An outrageous article calling for animal-rights groups to be excluded from conservation has been published here:
https://www.dailymaverick.co.za/opinionista/2019-11-08-how-to-save-cites-if-its-worth-saving/?tl_inbound=1&tl_groups[0]=80895&tl_period_type=3&utm_medium=email&utm_campaign=Afternoon%20Thing%20TGIF%208%20November%202019%20UCT&utm_content=Afternoon%20Thing%20TGIF%208%20November%202019%20UCT+CID_62cebdb18adff3246ca53b59d5eedb59&utm_source=TouchBasePro&utm_term=How%20to%20save%20CITES%20if%20its%20worth%20saving
The author of this intemperate rant is well known for his habit of pouring petrol on burning issues and then relishing the consternation he causes.
The article is a lengthy and wordy litany of misleading statements, calculated to support his bizarre conclusion that the only way to save CITES is to kick out all the animal-rights groups. He describes them as follows:
Animal rights groups, however,.. do not support utilisation of wildlife, sustainable or otherwise, and believe they have a right to dictate, from the comfort of their elitist perches in rich countries, what poor countries are entitled to do with their own wildlife. Their policy is one of preservation, not conservation.
First, I and other conservationists, have explained in the past how CITES is a white elephant, a creaking bureaucracy that diverts millions in funds that ought to go to conservation. CITES should be abolished, and replaced with a more effective body which is based upon conservation, not on trade.
The author advances facile arguments such as the following:
In South Africa, about 72% of wildlife ranching revenue comes from hunting, while only 5% comes from eco-tourism, according to Wouter van Hoven of the Centre for Wildlife Management at the University of Pretoria.
Wow! Let me restate his argument in plain simple English: most people who visit hunting farms are hunters.
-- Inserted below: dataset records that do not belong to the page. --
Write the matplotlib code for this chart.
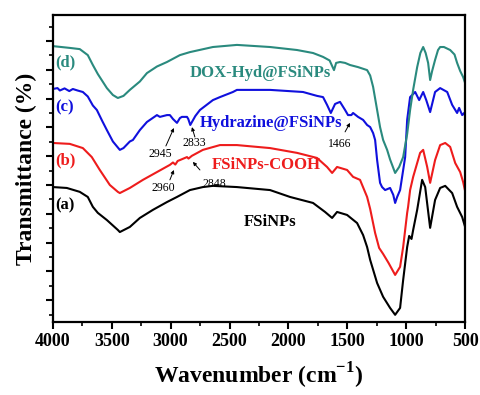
import matplotlib
matplotlib.use("Agg")
import matplotlib.pyplot as plt
from matplotlib.ticker import MultipleLocator

plt.rcParams["mathtext.fontset"] = "custom"
plt.rcParams["mathtext.rm"] = "Liberation Serif"
plt.rcParams["mathtext.bf"] = "Liberation Serif:bold"

# FTIR spectra, wavenumber (cm-1) vs transmittance (arbitrary offset units)
wn_a = [4000, 3881, 3771, 3703, 3660, 3618, 3541, 3448, 3431, 3346, 3261, 3150, 3031, 2946,
        2836, 2726, 2641, 2437, 2156, 1986, 1791, 1689, 1629, 1587, 1502, 1417, 1366, 1332,
        1306, 1247, 1196, 1137, 1094, 1052, 1026, 992, 975, 955, 941, 907, 865, 839, 797,
        755, 712, 669, 610, 568, 525, 500]
t_a = [47.3, 47.0, 45.7, 44.0, 40.7, 38.7, 36.3, 33.0, 32.3, 34.0, 37.0, 39.7, 42.3, 44.0,
       46.3, 47.3, 47.7, 47.3, 46.3, 44.0, 42.0, 39.0, 37.0, 39.0, 38.0, 35.3, 31.3, 27.3,
       23.0, 15.3, 10.7, 7.0, 4.7, 7.0, 16.3, 27.3, 31.0, 30.0, 33.0, 39.7, 49.7, 47.3, 33.7,
       43.0, 47.0, 47.7, 45.3, 40.7, 37.3, 34.0]

wn_b = [4000, 3856, 3745, 3669, 3601, 3516, 3448, 3431, 3346, 3235, 3116, 3006, 2980, 2960,
        2940, 2921, 2861, 2848, 2820, 2726, 2581, 2437, 2156, 1927, 1757, 1672, 1629, 1587,
        1502, 1451, 1392, 1332, 1306, 1264, 1230, 1196, 1150, 1094, 1052, 1026, 992, 984,
        967, 941, 882, 856, 822, 797, 755, 712, 669, 627, 584, 542, 517, 500]
t_b = [62.0, 61.7, 60.3, 57.3, 53.0, 48.0, 45.7, 45.3, 47.0, 49.7, 52.3, 54.7, 55.5, 54.8,
       56.0, 56.3, 57.3, 56.8, 57.7, 59.7, 61.3, 61.3, 60.3, 58.7, 57.0, 54.0, 52.0, 54.0,
       53.0, 50.7, 49.7, 44.0, 40.0, 32.0, 27.0, 25.0, 22.0, 18.0, 20.7, 27.3, 38.7, 40.7,
       46.3, 50.7, 58.7, 59.7, 54.0, 48.7, 56.3, 61.3, 62.0, 60.7, 55.3, 52.3, 49.0, 46.0]

wn_c = [4000, 3960, 3940, 3900, 3860, 3830, 3790, 3745, 3703, 3660, 3626, 3580, 3541, 3490,
        3448, 3431, 3400, 3346, 3320, 3261, 3201, 3116, 3091, 3031, 3006, 2980, 2946, 2921,
        2904, 2861, 2850, 2833, 2790, 2751, 2641, 2581, 2471, 2437, 2156, 1876, 1757, 1706,
        1672, 1640, 1604, 1587, 1562, 1519, 1494, 1466, 1451, 1409, 1366, 1332, 1306, 1281,
        1264, 1247, 1222, 1205, 1179, 1137, 1110, 1094, 1077, 1052, 1009, 992, 967, 924,
        890, 856, 830, 797, 755, 712, 652, 610, 568, 551, 525, 508, 500]
t_c = [80.0, 80.3, 79.5, 80.2, 79.3, 80.0, 79.5, 79.0, 77.5, 74.5, 73.0, 69.3, 66.3, 62.5,
       60.5, 59.7, 60.3, 62.5, 63.0, 66.3, 69.0, 71.3, 70.7, 71.3, 71.3, 70.0, 68.7, 70.3,
       70.7, 70.7, 70.0, 68.0, 71.0, 73.0, 76.3, 77.3, 79.0, 79.7, 79.7, 79.0, 77.7, 77.3,
       74.7, 72.0, 75.0, 75.3, 75.7, 73.0, 71.3, 71.3, 72.0, 70.7, 69.7, 68.0, 67.3, 65.3,
       63.0, 56.3, 48.7, 47.3, 46.3, 47.0, 44.7, 42.0, 44.0, 46.3, 57.3, 69.7, 77.3, 79.0,
       76.3, 79.0, 76.3, 72.3, 79.0, 80.3, 79.0, 74.7, 72.0, 73.7, 71.3, 72.0, 71.0]

wn_d = [4000, 3856, 3771, 3703, 3660, 3618, 3541, 3490, 3448, 3400, 3346, 3261, 3201, 3116,
        3031, 2921, 2836, 2641, 2437, 2156, 1927, 1791, 1706, 1650, 1613, 1595, 1562, 1519,
        1477, 1409, 1332, 1306, 1281, 1247, 1222, 1196, 1162, 1137, 1094, 1060, 1026, 992,
        967, 940, 907, 880, 856, 835, 814, 797, 780, 755, 730, 712, 680, 627, 590, 568,
        542, 517, 500]
t_d = [94.3, 93.7, 93.3, 91.3, 88.0, 85.0, 80.3, 78.0, 77.0, 77.7, 79.7, 82.5, 85.3, 87.5,
       89.0, 91.3, 92.3, 94.0, 94.7, 94.0, 93.0, 92.0, 90.7, 89.5, 86.3, 88.7, 89.0, 88.7,
       88.0, 87.3, 86.3, 84.5, 80.7, 73.0, 67.3, 63.0, 59.7, 56.5, 52.0, 54.0, 57.3, 65.0,
       73.0, 80.0, 87.3, 92.0, 94.0, 92.0, 88.7, 83.0, 86.0, 89.7, 93.0, 94.0, 94.0, 93.0,
       91.5, 88.7, 86.0, 84.0, 82.0]

serif = "Liberation Serif"
c_a, c_b, c_c, c_d = "black", "#ee1c1c", "#1010dd", "#2a8a7e"

fig = plt.figure(figsize=(4.8, 3.95), dpi=100)
ax = fig.add_axes([0.110, 0.185, 0.859, 0.777])

ax.plot(wn_a, t_a, color=c_a, lw=1.5)
ax.plot(wn_b, t_b, color=c_b, lw=1.5)
ax.plot(wn_c, t_c, color=c_c, lw=1.5)
ax.plot(wn_d, t_d, color=c_d, lw=1.5)

ax.set_xlim(4000, 500)
ax.set_ylim(2.33, 104.67)

# curve tags on the left
ax.text(3983, 89.0, "(d)", color=c_d, fontsize=12, fontweight="bold", family=serif, va="center")
ax.text(3983, 73.7, "(c)", color=c_c, fontsize=12, fontweight="bold", family=serif, va="center")
ax.text(3983, 56.3, "(b)", color=c_b, fontsize=12, fontweight="bold", family=serif, va="center")
ax.text(3983, 41.3, "(a)", color=c_a, fontsize=12, fontweight="bold", family=serif, va="center")

# sample names
ax.text(2241, 85.3, "DOX-Hyd@FSiNPs", color=c_d, fontsize=12, fontweight="bold", family=serif, ha="center", va="center")
ax.text(2148, 68.7, "Hydrazine@FSiNPs", color=c_c, fontsize=12, fontweight="bold", family=serif, ha="center", va="center")
ax.text(2190, 54.7, "FSiNPs-COOH", color=c_b, fontsize=12, fontweight="bold", family=serif, ha="center", va="center")
ax.text(2156, 35.7, "FSiNPs", color=c_a, fontsize=12, fontweight="bold", family=serif, ha="center", va="center")

# peak annotations
arrow = dict(arrowstyle="-|>", lw=0.7, color="black", mutation_scale=5, shrinkA=0, shrinkB=0)
ax.text(3091, 58.3, "2945", fontsize=8.5, family=serif, ha="center", va="center")
ax.annotate("", xy=(2972, 67.0), xytext=(3040, 61.0), arrowprops=arrow)
ax.text(2802, 62.0, "2833", fontsize=8.5, family=serif, ha="center", va="center")
ax.annotate("", xy=(2819, 67.3), xytext=(2794, 64.0), arrowprops=arrow)
ax.text(3065, 47.0, "2960", fontsize=8.5, family=serif, ha="center", va="center")
ax.annotate("", xy=(2972, 53.0), xytext=(3006, 49.7), arrowprops=arrow)
ax.text(2632, 48.3, "2848", fontsize=8.5, family=serif, ha="center", va="center")
ax.annotate("", xy=(2811, 55.7), xytext=(2751, 53.0), arrowprops=arrow)
ax.text(1562, 61.7, "1466", fontsize=8.5, family=serif, ha="center", va="center")
ax.annotate("", xy=(1477, 68.7), xytext=(1519, 65.7), arrowprops=arrow)

ax.xaxis.set_major_locator(MultipleLocator(500))
ax.xaxis.set_minor_locator(MultipleLocator(250))
ax.yaxis.set_major_locator(MultipleLocator(9.6))
ax.yaxis.set_minor_locator(MultipleLocator(4.8))
ax.tick_params(axis="both", which="major", direction="out", length=5, width=1.5)
ax.tick_params(axis="both", which="minor", direction="out", length=3, width=1.2)
ax.tick_params(axis="y", which="both", labelleft=False)
ax.tick_params(axis="x", labelsize=13, pad=3)
for lab in ax.get_xticklabels():
    lab.set_fontfamily(serif)
    lab.set_fontweight("bold")
for sp in ax.spines.values():
    sp.set_linewidth(1.6)

ax.set_xlabel("Wavenumber (cm$^{\\mathbf{-1}}$)", fontsize=17, fontweight="bold", family=serif, labelpad=8)
ax.set_ylabel("Transmittance (%)", fontsize=17, fontweight="bold", family=serif, labelpad=6)

fig.savefig("out.png", dpi=100)
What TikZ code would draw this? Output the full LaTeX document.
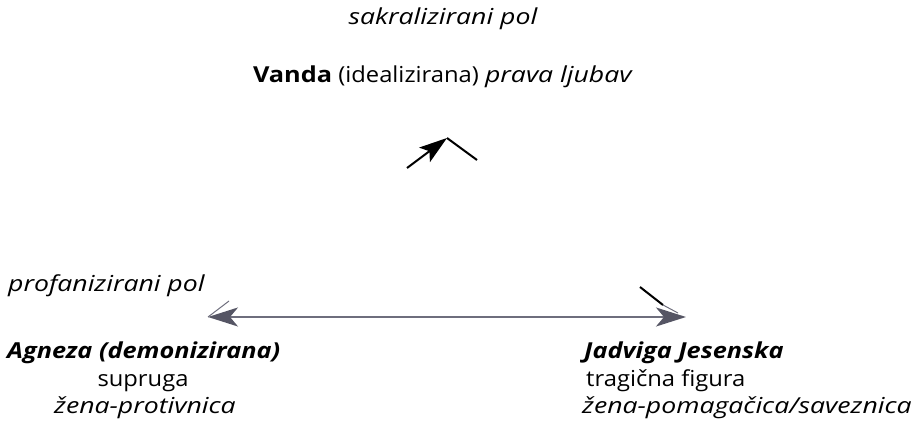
\documentclass[tikz,border=0pt]{standalone}
\usepackage{fontspec}
\setmainfont{Open Sans}[UprightFeatures={FakeStretch=1.08},BoldFeatures={FakeStretch=1.15},
	ItalicFeatures={FakeStretch=1.21},BoldItalicFeatures={FakeStretch=1.15}]
\usetikzlibrary{arrows.meta}
\definecolor{linegrey}{RGB}{110,110,125}
\definecolor{tipgrey}{RGB}{85,85,100}

\begin{document}
\begin{tikzpicture}[x=1pt,y=-1pt,
	lbl/.style={inner sep=0pt,font=\fontsize{22}{26}\selectfont},
	greyline/.style={draw=linegrey,line width=1.6pt},
	greytip/.tip={Stealth[length=30pt,width=19pt,inset=8pt,color=tipgrey]}]
	
	\useasboundingbox (0,0) rectangle (919,425);
	
	% upper pole
	\node[lbl,anchor=base] (sakral) at (443,25) {\itshape sakralizirani pol};
	\node[lbl,anchor=base] (vanda) at (443,83) {\textbf{Vanda} (idealizirana) \textit{prava ljubav}};
	
	\coordinate (ttail) at (407,168);
	\coordinate (ttip) at (447,138);
	\coordinate (tend) at (477,160);
	\draw[line width=2pt,-{Stealth[length=28pt,width=18pt,inset=6pt]}] (ttail) to (ttip);
	\draw[line width=2pt] (ttip) to (tend);
	
	% lower pole
	\node[lbl,anchor=base west] (profan) at (8,291) {\itshape profanizirani pol};
	
	\coordinate (lt) at (208,317);
	\coordinate (rt) at (686,317);
	\coordinate (lbarb) at (229,301);
	\coordinate (rbarb) at (640,287);
	\coordinate (rmid) at (663,305);
	\coordinate (rnear) at (678,313);
	\draw[greyline,greytip-greytip] (lt) to (rt);
	\draw[linegrey,line width=1pt] (lt) to (lbarb);
	\draw[line width=2pt] (rbarb) to (rmid);
	\draw[linegrey,line width=1pt] (rmid) to (rnear);
	
	\node[lbl,anchor=base west] (agneza) at (7,358) {\textbf{\textit{Agneza (demonizirana)}}};
	\node[lbl,anchor=base] (supruga) at (143,386) {supruga};
	\node[lbl,anchor=base] (protiv) at (145,413) {\itshape žena-protivnica};
	
	\node[lbl,anchor=base west] (jadviga) at (584,358) {\textbf{\textit{Jadviga Jesenska}}};
	\node[lbl,anchor=base west] (tragic) at (586,386) {tragična figura};
	\node[lbl,anchor=base west] (pomag) at (582,413) {\itshape žena-pomagačica/saveznica};
	
\end{tikzpicture}
\end{document}
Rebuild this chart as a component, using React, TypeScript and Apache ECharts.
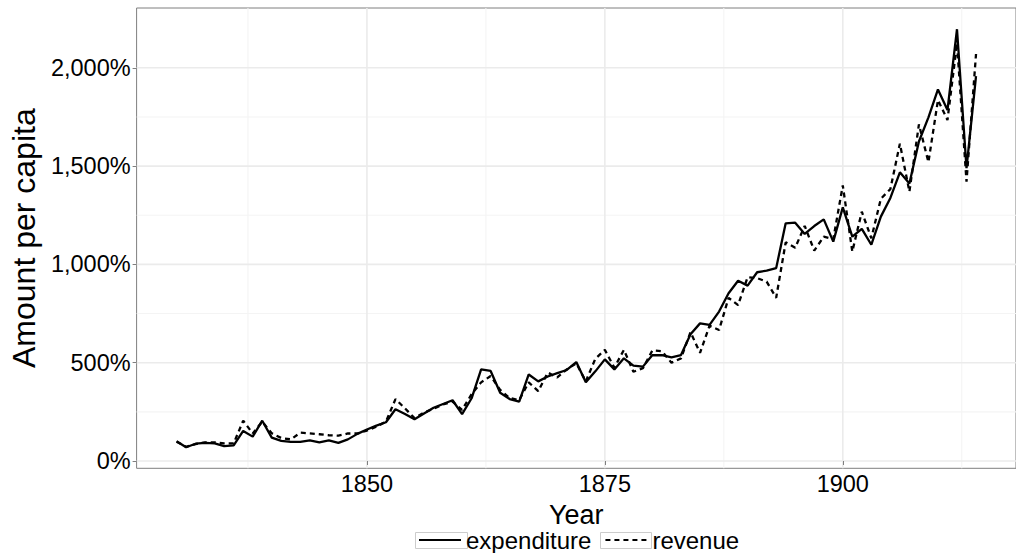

How trite is that?
His whole theme is that hunting is wonderful conservation and anyone against hunting, such as animal-rights groups, is anti-conservation.
Any intelligent person can see that he has confused the victim with the perpetrator. Conservation should be aimed at preserving natural functioning ecosystems. He reverses that logic, and argues that preservationists are anti-conservation.
He believes fanatically that cramming as many wild animals as possible into a fenced hunting camp and breeding living targets for the hunting industry, is conservation.
It’s not. It is farming with wildlife - not conserving it. He can’t see the difference.
Like all good hunting propagandists, he compares South Africa to Kenya. He says Kenya has lost 85% of its wildlife since it banned hunting in 1977.
From that statistic, he concludes that it was the hunting ban that caused the decline in Kenyan wildlife. In other words, according to him, the only way to save Kenya’s wildlife is to hunt it.
This is such rubbish. The decline in Kenyan wildlife has everything to do with the reckless human population increase from about 4 million at the end of WW2, to nearly 50 million, most of whom have expanded into wilderness areas and decimated the wildlife.
To promote hunting would not solve the problem, it would aggravate it.
His conclusion:
To save the CITES treaty, however, will require decisive action.
First, CITES needs to kick out the animal rights groups.
Actually, it is CITES that needs to be kicked out of conservation. And replaced with a proper international conservation body.
This whole article is tendentious nonsense and conservationists should pay it no regard.